Yo me dedicaba ya a esto del Retail. Y aquello fue como viajar a un mundo que no sabía que existía. Y se supone que aquello me debía gustar, pero si les he de ser sincero, no terminaba de sentirme a gusto, más allá del muro trumpniano que era el lenguaje, había un lenguaje corporal que entendía, y aquel lenguaje corporal era empalagosamente educado.
Recuerdo que me preguntaba cómo nos verían ellos cuando vinieran a nuestro mundo, de vacaciones, o por cualquier otra razón, y fueran a nuestras tiendas, y nadie les genuflexionara la cabeza. ¿Del mismo modo que yo me sentía avasallado ante tanta educación, ellos se sentirían incomodos ante nuestro servicio al cliente?

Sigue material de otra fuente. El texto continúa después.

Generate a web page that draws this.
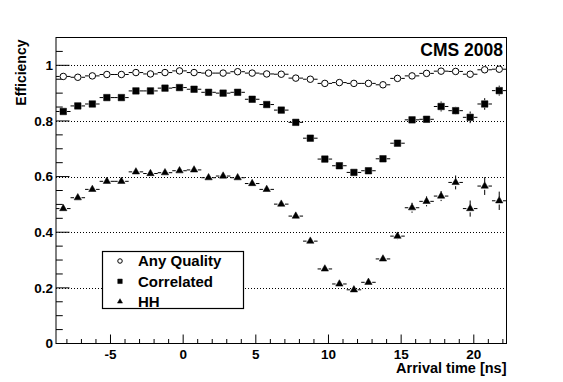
<!DOCTYPE html>
<html>
<head>
<meta charset="utf-8">
<script src="https://cdn.jsdelivr.net/npm/d3@7"></script>
<style>
  body { margin: 0; background: #fff; }
  svg { display: block; font-family: "Liberation Sans", Arial, sans-serif; font-weight: bold; }
</style>
</head>
<body>
<div id="chart"></div>
<script>
// bin centres (ns), bin width 1
const arrivalTime = d3.range(31).map((i) => -8.25 + i);

const anyQuality = [
  0.960, 0.957, 0.962, 0.967, 0.967, 0.974, 0.969, 0.974, 0.980, 0.974,
  0.972, 0.972, 0.977, 0.972, 0.969, 0.968, 0.954, 0.950, 0.935, 0.938,
  0.935, 0.935, 0.930, 0.953, 0.962, 0.971, 0.979, 0.978, 0.968, 0.984,
  0.986,
];
const anyQualityErr = new Array(31).fill(0.004);

const correlated = [
  0.834, 0.854, 0.861, 0.884, 0.884, 0.908, 0.908, 0.918, 0.920, 0.914,
  0.903, 0.900, 0.903, 0.878, 0.859, 0.839, 0.795, 0.738, 0.663, 0.639,
  0.615, 0.621, 0.664, 0.720, 0.804, 0.806, 0.852, 0.837, 0.813, 0.861,
  0.909,
];
const correlatedErr = [
  0.006, 0.006, 0.006, 0.006, 0.006, 0.006, 0.006, 0.006, 0.006, 0.006,
  0.006, 0.006, 0.006, 0.006, 0.006, 0.006, 0.007, 0.007, 0.008, 0.008,
  0.008, 0.008, 0.009, 0.010, 0.011, 0.011, 0.018, 0.014, 0.021, 0.021,
  0.018,
];

const hh = [
  0.485, 0.524, 0.554, 0.583, 0.583, 0.617, 0.611, 0.614, 0.621, 0.624,
  0.596, 0.602, 0.596, 0.575, 0.554, 0.501, 0.458, 0.368, 0.268, 0.214,
  0.193, 0.220, 0.304, 0.386, 0.488, 0.511, 0.530, 0.579, 0.485, 0.566,
  0.513,
];
const hhErr = [
  0.009, 0.009, 0.009, 0.009, 0.009, 0.009, 0.009, 0.009, 0.009, 0.009,
  0.009, 0.009, 0.009, 0.009, 0.009, 0.009, 0.009, 0.009, 0.009, 0.009,
  0.009, 0.010, 0.012, 0.014, 0.018, 0.018, 0.018, 0.025, 0.029, 0.032,
  0.033,
];

const seriesNames = ["Any Quality", "Correlated", "HH"];
const xTicks = [-5, 0, 5, 10, 15, 20];
const yTicks = [0, 0.2, 0.4, 0.6, 0.8, 1];
const yTickLabels = ["0", "0.2", "0.4", "0.6", "0.8", "1"];

const width = 563;
const height = 382;
const margin = { top: 37.5, right: 56.5, bottom: 38.5, left: 56 };

const x = d3
  .scaleLinear()
  .domain([-8.75, 22.25])
  .range([margin.left, width - margin.right]);
const y = d3
  .scaleLinear()
  .domain([0, 1.1])
  .range([height - margin.bottom, margin.top]);

const svg = d3
  .select("#chart")
  .append("svg")
  .attr("width", width)
  .attr("height", height);

// dotted grid
svg
  .append("g")
  .selectAll("line")
  .data(yTicks.filter((d) => d > 0))
  .join("line")
  .attr("x1", x.range()[0])
  .attr("x2", x.range()[1])
  .attr("y1", (d) => Math.round(y(d)) + 0.5)
  .attr("y2", (d) => Math.round(y(d)) + 0.5)
  .attr("stroke", "#000")
  .attr("stroke-width", 1)
  .attr("stroke-dasharray", "1,2");

// frame
svg
  .append("rect")
  .attr("x", x.range()[0])
  .attr("y", y.range()[1])
  .attr("width", x.range()[1] - x.range()[0])
  .attr("height", y.range()[0] - y.range()[1])
  .attr("fill", "none")
  .attr("stroke", "#000")
  .attr("stroke-width", 1);

// x axis, ticks inside
const xAxis = svg
  .append("g")
  .attr("transform", `translate(0,${y.range()[0]})`);
xAxis
  .selectAll("line.minor")
  .data(d3.range(-8, 23))
  .join("line")
  .attr("class", "minor")
  .attr("x1", (d) => x(d))
  .attr("x2", (d) => x(d))
  .attr("y1", 0)
  .attr("y2", (d) => (d % 5 === 0 ? -9 : -4.5))
  .attr("stroke", "#000");
xAxis
  .selectAll("text")
  .data(xTicks)
  .join("text")
  .attr("x", (d) => x(d))
  .attr("y", 15)
  .attr("text-anchor", "middle")
  .attr("font-size", 13.5)
  .text((d) => d);

// y axis, ticks inside
const yAxis = svg
  .append("g")
  .attr("transform", `translate(${x.range()[0]},0)`);
yAxis
  .selectAll("line")
  .data(d3.range(0, 22).map((i) => i * 0.05))
  .join("line")
  .attr("x1", 0)
  .attr("x2", (d, i) => (i % 4 === 0 ? 13.5 : 6.75))
  .attr("y1", (d) => y(d))
  .attr("y2", (d) => y(d))
  .attr("stroke", "#000");
yAxis
  .selectAll("text")
  .data(yTicks)
  .join("text")
  .attr("x", -3)
  .attr("y", (d) => y(d))
  .attr("dy", "0.36em")
  .attr("text-anchor", "end")
  .attr("font-size", 13.5)
  .text((d, i) => yTickLabels[i]);

// titles
svg
  .append("text")
  .attr("x", x.range()[1])
  .attr("y", 373)
  .attr("text-anchor", "end")
  .attr("font-size", 14.5)
  .text("Arrival time [ns]");
svg
  .append("text")
  .attr("transform", `translate(26,${y.range()[1] + 2}) rotate(-90)`)
  .attr("text-anchor", "end")
  .attr("font-size", 14)
  .text("Efficiency");
svg
  .append("text")
  .attr("x", 503)
  .attr("y", 56)
  .attr("text-anchor", "end")
  .attr("font-size", 17.5)
  .text("CMS 2008");

// data points with error bars
const series = [
  { name: seriesNames[0], values: anyQuality, errs: anyQualityErr, shape: "circle" },
  { name: seriesNames[1], values: correlated, errs: correlatedErr, shape: "square" },
  { name: seriesNames[2], values: hh, errs: hhErr, shape: "triangle" },
];

const markerPath = (shape, s) => {
  if (shape === "square") return d3.symbol(d3.symbolSquare, s * s)();
  if (shape === "triangle") return d3.symbol(d3.symbolTriangle, s * s * 0.55)();
  return d3.symbol(d3.symbolCircle, (Math.PI * s * s) / 4)();
};

const drawMarker = (g, shape, s) => {
  g.append("path")
    .attr("d", markerPath(shape, s))
    .attr("fill", shape === "circle" ? "#fff" : "#000")
    .attr("stroke", "#000")
    .attr("stroke-width", shape === "circle" ? 1 : 0.5);
};

const halfBin = (x(1) - x(0)) / 2;
const mSize = 6.5;

series.forEach((s) => {
  const g = svg.append("g");
  const pts = arrivalTime.map((t, i) => ({ t, v: s.values[i], e: s.errs[i] }));
  const gap = mSize / 2 + 0.5;
  pts.forEach((p) => {
    const cx = x(p.t);
    const cy = y(p.v);
    const pg = g.append("g");
    // horizontal bars
    [-1, 1].forEach((dir) => {
      pg.append("line")
        .attr("x1", cx + dir * gap)
        .attr("x2", cx + dir * halfBin)
        .attr("y1", cy)
        .attr("y2", cy)
        .attr("stroke", "#000");
    });
    // vertical bars
    const up = y(p.v + p.e);
    const down = y(p.v - p.e);
    if (cy - up > gap) {
      pg.append("line")
        .attr("x1", cx).attr("x2", cx)
        .attr("y1", cy - gap).attr("y2", up)
        .attr("stroke", "#000");
      pg.append("line")
        .attr("x1", cx).attr("x2", cx)
        .attr("y1", cy + gap).attr("y2", down)
        .attr("stroke", "#000");
    }
    const mg = pg.append("g").attr("transform", `translate(${cx},${cy})`);
    drawMarker(mg, s.shape, mSize);
  });
});

// legend
const legend = svg.append("g");
legend
  .append("rect")
  .attr("x", 102.5)
  .attr("y", 251.5)
  .attr("width", 141)
  .attr("height", 57)
  .attr("fill", "#fff")
  .attr("stroke", "#000")
  .attr("stroke-width", 1.2);
series.forEach((s, i) => {
  const ly = 261 + i * 20.3;
  const mg = legend.append("g").attr("transform", `translate(120,${ly})`);
  drawMarker(mg, s.shape, 4.5);
  legend
    .append("text")
    .attr("x", 138)
    .attr("y", ly)
    .attr("dy", "0.36em")
    .attr("font-size", 15)
    .text(s.name);
});
</script>
</body>
</html>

Luego, supe que casi todas las grandes cadenas de tiendas, tienen sus propios manuales basados en algo que se llamaba manual keigo (敬 語) algo así como “respetuoso”, una especie de discurso honorífico japonés utilizado, en este caso, por los empleados de la tienda y aplicado de manera uniforme independientemente de la edad o el estado del cliente. Keigo implicaba hablar muy humildemente de ti mismo y dirigirse formalmente a la otra persona con el mayor respeto y estima.
El caso es que en los días que estuve allí, vi de todo. Recuerdo a dependientes llevándome las bolsas de lo que había comprado hasta la salida de la tienda. Y despedirme con frases que no entendía pero que eran fáciles de descifrar: yo era un tipo importante. Me sucedió varias veces. Debo reconocerles que al principio sentía esa especie de lava tibia que te sube por el estómago cuando el dependiente carialegre me portaba mis apenas pesadas bolsas. Pero supongo que luego me vine arriba y terminó por gustarme. Uno no está acostumbrado a estas cosas: pensaba que solo le sucedía a los mortales que superaban el derecho de admisión de Tiffany.
Recuerdo entrar en unos grandes almacenes, justo cuando lo abrían por la mañana y ver muchos empleados en fila inclinándose a mi paso. Es lo más cerca que he estado en mi vida de entender en qué consistía eso de que corra sangre azul por tus venas.
Les confieso que llegó un momento que llegué a pensar que aquello no estaba nada mal.
Pero no todo era guay. Es más, había cosas que eran un coñazo. Por ejemplo: en el supermercado que solía ir, los cajeros anunciaban el precio de cada artículo mientras lo escaneaban, en vez de decirme un precio final, darme el tique y adiós. Pero supongo que soy un tiquismiquis occidental.
El caso, es que Japón es uno de los mejores países del mundo si usted dedica mucho tiempo al día a comprar cosas. Si es así, gran parte del día usted será tratado como una especie de héroe efímero (como en la canción de Bowie), incluso aunque lo que usted esté comprando sea papel higiénico.